Mr. Spill also offers sage advice about both art and commerce. “My recommendation, my message, is don’t be normal. Be you with your magic, and don’t retreat or feel bad if no one gets you at first. … In commerce, onstage, and in life, normal gets you nowhere.”
And this bit of genuine wisdom: “There are magicians who tend to believe that people who become good at something do so because thy seek fame and fortune. This is because these are the sole motives of some people who become magicians. But some people, operating at higher levels of mental health, pursue activities because they actually love them.” In reading this I was reminded of the New York-based magician Noah Levine, who was just recently awarded the Allan Slaight Award for International Rising Star. And the thought occurred to me that while I have known Noah since his early adolescence, I don’t believe I have ever heard him express the slightest desire, or even interest, in achieving fame, or significant fortune, through magic. Rather, he has simply tried to do good work, and continued to consistently pursue doing good and better work, throughout his life. And, wonder of wonders, he is now the star of a successful and unique show in New York City, and has just been recognized with a prestigious award for all that good work. Imagine that!
And this: “In my humble, correct, opinion, there is nothing that isn’t a potential subject that can be expressed with magic, in the same way there’s isn’t anything you can’t do a drama about, or write a song about, or paint a picture of. But the reality is there are some topics that no one on earth can think of a way to uses as a presentation for a magic routine.”
I agree with every word of that, and the first sentence echoes words I’ve written and said for decades. That second sentence is a cogent insight about the confining challenges of every art form—just as there are some ideas that no one has figured out how to effectively express in song or painting form. But unlike so many magicians, Steve Spill has in fact figured out how to address many distinct topics, commercially and personally, in original fashion, and that is a lot of what is offered by way of examples in the second segment of the book.
So what we have here is a remarkable guidebook to the professional performance of comedy stage magic, written—from the heart as well as the mind—by a successful veteran working pro who is also one of the most original and creative magicians of his generation. With unusual frankness as well as expertise—and in a distinctively stylistic and comedic voice—you receive professional guidance about character, comedy, creativity, originality, presentation and scriptwriting, and no less than a dozen professional caliber audience tested routines complete with original presentations, featuring three blockbuster pieces, any one of which could become the feature of your show.
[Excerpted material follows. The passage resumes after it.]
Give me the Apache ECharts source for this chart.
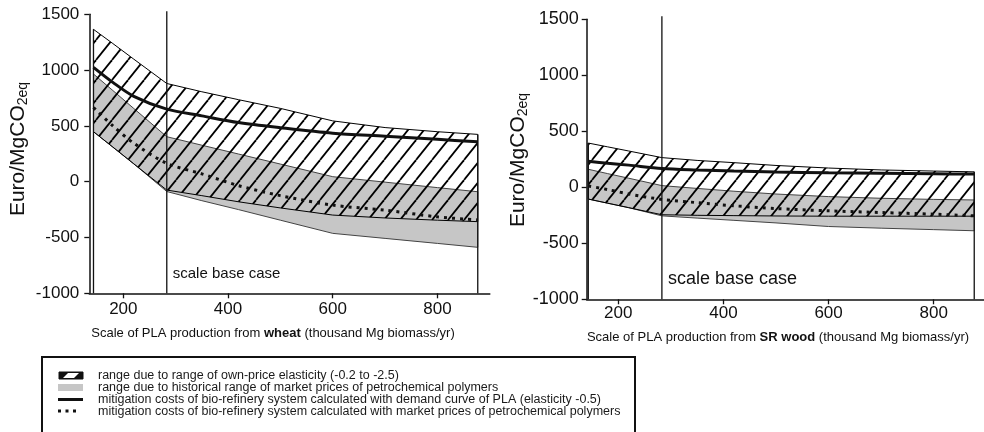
<!DOCTYPE html>
<html>
<head>
<meta charset="utf-8">
<script src="https://cdn.jsdelivr.net/npm/echarts@6/dist/echarts.min.js"></script>
<style>
  html, body { margin: 0; padding: 0; background: #fff; }
  #chart { width: 984px; height: 432px; }
</style>
</head>
<body>
<div id="chart"></div>
<script>
// scale of PLA production (thousand Mg biomass/yr)
var xs = [143, 180, 220, 283, 350, 420, 500, 600, 700, 800, 877];
var baseCase = 283;
var xTicks = [200, 400, 600, 800];

// wheat panel (Euro/MgCO2eq)
var wheatHatchHigh = [1365, 1238, 1098, 880, 806, 735, 657, 545, 485, 448, 424];
var wheatHatchLow  = [448, 310, 160, -75, -125, -180, -235, -299, -325, -345, -358];
var wheatGrayHigh  = [965, 817, 656, 403, 327, 248, 158, 45, -4, -53, -90];
var wheatGrayLow   = [448, 310, 160, -88, -170, -250, -345, -463, -508, -553, -588];
var wheatDemand    = [1025, 890, 765, 650, 590, 530, 484, 435, 408, 380, 357];
var wheatMarket    = [665, 500, 345, 165, 70, -35, -125, -210, -255, -315, -343];

// SR wood panel
var woodHatchHigh = [395, 361, 324, 265, 240, 220, 195, 172, 155, 145, 138];
var woodHatchLow  = [-105, -142, -182, -245, -250, -253, -256, -258, -258, -258, -258];
var woodGrayHigh  = [161, 122, 81, 15, -10, -35, -60, -83, -98, -108, -113];
var woodGrayLow   = [-105, -142, -182, -255, -275, -295, -318, -350, -365, -378, -388];
var woodDemand    = [232, 215, 198, 168, 155, 145, 136, 130, 125, 121, 118];
var woodMarket    = [12, -20, -60, -108, -137, -165, -190, -210, -225, -240, -255];

var legendTexts = [
  'range due to range of own-price elasticity (-0.2 to -2.5)',
  'range due to historical range of market prices of petrochemical polymers',
  'mitigation costs of bio-refinery system calculated with demand curve of PLA (elasticity -0.5)',
  'mitigation costs of bio-refinery system calculated with market prices of petrochemical polymers'
];

var FONT = '"Liberation Sans", Arial, Helvetica, sans-serif';
var INK = '#111';

function makeHatch() {
  var c = document.createElement('canvas');
  c.width = 16; c.height = 20;
  var g = c.getContext('2d');
  g.strokeStyle = '#000';
  g.lineWidth = 1.8;
  [-16, 0, 16].forEach(function (dx) {
    g.beginPath();
    g.moveTo(dx, 20);
    g.lineTo(dx + 16, 0);
    g.stroke();
  });
  return c;
}
var hatch = { image: makeHatch(), repeat: 'repeat' };

function band(idx, upper, lower, fill, stroke, z) {
  return {
    type: 'custom', xAxisIndex: idx, yAxisIndex: idx, z: z, silent: true,
    data: [[xs[0], upper[0]]],
    renderItem: function (params, api) {
      var pts = [];
      for (var i = 0; i < xs.length; i++) pts.push(api.coord([xs[i], upper[i]]));
      for (var j = xs.length - 1; j >= 0; j--) pts.push(api.coord([xs[j], lower[j]]));
      return { type: 'polygon', shape: { points: pts }, style: { fill: fill, stroke: stroke, lineWidth: 1 } };
    }
  };
}

function frame(idx, upper, fontSize, dy) {
  return {
    type: 'custom', xAxisIndex: idx, yAxisIndex: idx, z: 5, silent: true,
    data: [[baseCase, -1000]],
    renderItem: function (params, api) {
      var last = xs.length - 1;
      var a = api.coord([xs[0], -1000]), b = api.coord([xs[0], upper[0]]);
      var c = api.coord([xs[last], -1000]), d = api.coord([xs[last], upper[last]]);
      var e = api.coord([baseCase, -1000]), f = api.coord([baseCase, 1500]);
      var ls = { stroke: INK, lineWidth: 1.3 };
      return { type: 'group', children: [
        { type: 'line', shape: { x1: a[0], y1: a[1], x2: b[0], y2: b[1] }, style: ls },
        { type: 'line', shape: { x1: c[0], y1: c[1], x2: d[0], y2: d[1] }, style: ls },
        { type: 'line', shape: { x1: e[0], y1: e[1], x2: f[0], y2: f[1] - 3 }, style: ls },
        { type: 'text', x: e[0] + 6, y: e[1] - dy, style: {
            text: 'scale base case', fontSize: fontSize, fontFamily: FONT, fill: INK, verticalAlign: 'middle' } }
      ] };
    }
  };
}

function lineSeries(idx, vals, dotted) {
  return {
    type: 'line', xAxisIndex: idx, yAxisIndex: idx, z: 4, silent: true,
    smooth: 0.3, symbol: 'none',
    data: xs.map(function (x, i) { return [x, vals[i]]; }),
    lineStyle: dotted ? { color: INK, width: 3, type: [3, 5], cap: 'butt' } : { color: INK, width: 3 }
  };
}

function xAxis(idx, min, max, margin) {
  return {
    type: 'value', gridIndex: idx, min: min, max: max,
    axisLine: { onZero: false, lineStyle: { color: INK, width: 1.5 } },
    axisTick: { length: 5, customValues: xTicks, lineStyle: { color: INK, width: 1.3 } },
    axisLabel: { customValues: xTicks, fontSize: 17, fontFamily: FONT, color: INK, margin: margin,
      formatter: function (v) { return String(v); } },
    splitLine: { show: false }
  };
}

function yAxis(idx, fontSize, margin) {
  return {
    type: 'value', gridIndex: idx, min: -1000, max: 1500, interval: 500,
    axisLine: { show: true, onZero: false, lineStyle: { color: INK, width: 1.5 } },
    axisTick: { show: true, length: 5, lineStyle: { color: INK, width: 1.3 } },
    axisLabel: { fontSize: fontSize, fontFamily: FONT, color: INK, margin: margin,
      formatter: function (v) { return String(v); } },
    splitLine: { show: false }
  };
}

function yName(x, y) {
  return {
    type: 'text', x: x, y: y, rotation: Math.PI / 2,
    style: {
      text: '{a|Euro/MgCO}{s|2eq}', fill: INK, align: 'center', verticalAlign: 'middle',
      rich: {
        a: { fontSize: 21, fontFamily: FONT, fill: INK },
        s: { fontSize: 14, fontFamily: FONT, fill: INK, padding: [11, 0, 0, 0] }
      }
    }
  };
}

function xName(x, y, crop) {
  return {
    type: 'text', x: x, y: y,
    style: {
      text: 'Scale of PLA production from {b|' + crop + '} (thousand Mg biomass/yr)',
      fontSize: 13, fontFamily: FONT, fill: INK, align: 'center', verticalAlign: 'middle',
      rich: { b: { fontSize: 13, fontFamily: FONT, fontWeight: 'bold', fill: INK } }
    }
  };
}

var legendGraphics = [
  { type: 'rect', shape: { x: 42, y: 357, width: 593, height: 90 }, style: { fill: 'none', stroke: INK, lineWidth: 2 } },
  { type: 'rect', shape: { x: 59, y: 372, width: 24, height: 7 }, style: { fill: INK, stroke: INK, lineWidth: 1 } },
  { type: 'polygon', shape: { points: [[63, 378], [68, 373], [79, 373], [74, 378]] }, style: { fill: '#fff' } },
  { type: 'rect', shape: { x: 58, y: 384, width: 25, height: 7 }, style: { fill: '#c6c6c6' } },
  { type: 'line', shape: { x1: 58, y1: 399.5, x2: 83, y2: 399.5 }, style: { stroke: INK, lineWidth: 3 } },
  { type: 'line', shape: { x1: 58, y1: 411, x2: 78, y2: 411 }, style: { stroke: INK, lineWidth: 3, lineDash: [3, 4.5] } }
];
legendTexts.forEach(function (t, i) {
  legendGraphics.push({ type: 'text', x: 98, y: 376 + i * 11.7, style: {
    text: t, fontSize: 12.5, fontFamily: FONT, fill: '#1a1a1a', verticalAlign: 'middle' } });
});

var chart = echarts.init(document.getElementById('chart'), null, { renderer: 'canvas' });
chart.setOption({
  animation: false,
  backgroundColor: '#fff',
  grid: [
    { left: 89.3, top: 14.3, width: 400.5, height: 279 },
    { left: 586.7, top: 19.3, width: 397, height: 280 }
  ],
  xAxis: [xAxis(0, 135, 900, 8), xAxis(1, 140, 895, 6)],
  yAxis: [yAxis(0, 17, 10), yAxis(1, 18, 8)],
  series: [
    band(0, wheatGrayHigh, wheatGrayLow, '#c6c6c6', '#444', 1),
    band(0, wheatHatchHigh, wheatHatchLow, hatch, '#000', 2),
    lineSeries(0, wheatDemand, false),
    lineSeries(0, wheatMarket, true),
    frame(0, wheatHatchHigh, 15, 19),
    band(1, woodGrayHigh, woodGrayLow, '#c6c6c6', '#444', 1),
    band(1, woodHatchHigh, woodHatchLow, hatch, '#000', 2),
    lineSeries(1, woodDemand, false),
    lineSeries(1, woodMarket, true),
    frame(1, woodHatchHigh, 18, 20)
  ],
  graphic: [
    yName(18, 149), yName(518, 160),
    xName(273, 333, 'wheat'), xName(778, 337, 'SR wood')
  ].concat(legendGraphics)
});
</script>
</body>
</html>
Is that worth $125? I think it’s worth a hell of a lot more, frankly. The production values are admittedly a little bare bones. The book is hardbound with a full color laminated cover. The typesetting and layout is a little rough around the edges. But if this is not a book designed to show off on your coffee table, it is in fact a book to study and learn from and actively utilize in your work and career—to return to as both practical guide and spiritual inspiration. If you’re thinking of going pro someday, if you’re already a pro who wants to improve your work, and wants to keep thinking about these subjects of character, creativity, comedy, art, and commerce, then this could well serve as one of the standout volumes on your shelf for sheer instructive power and usefulness. How much is that worth? I’d say it borders on priceless.
How To Make Love the Steve Spill Way by Steve Spill * 6” x 9” laminated hardcovers * 270 pages * illustrated by the author * 2018 * Price: $125 * Published by and available from the author.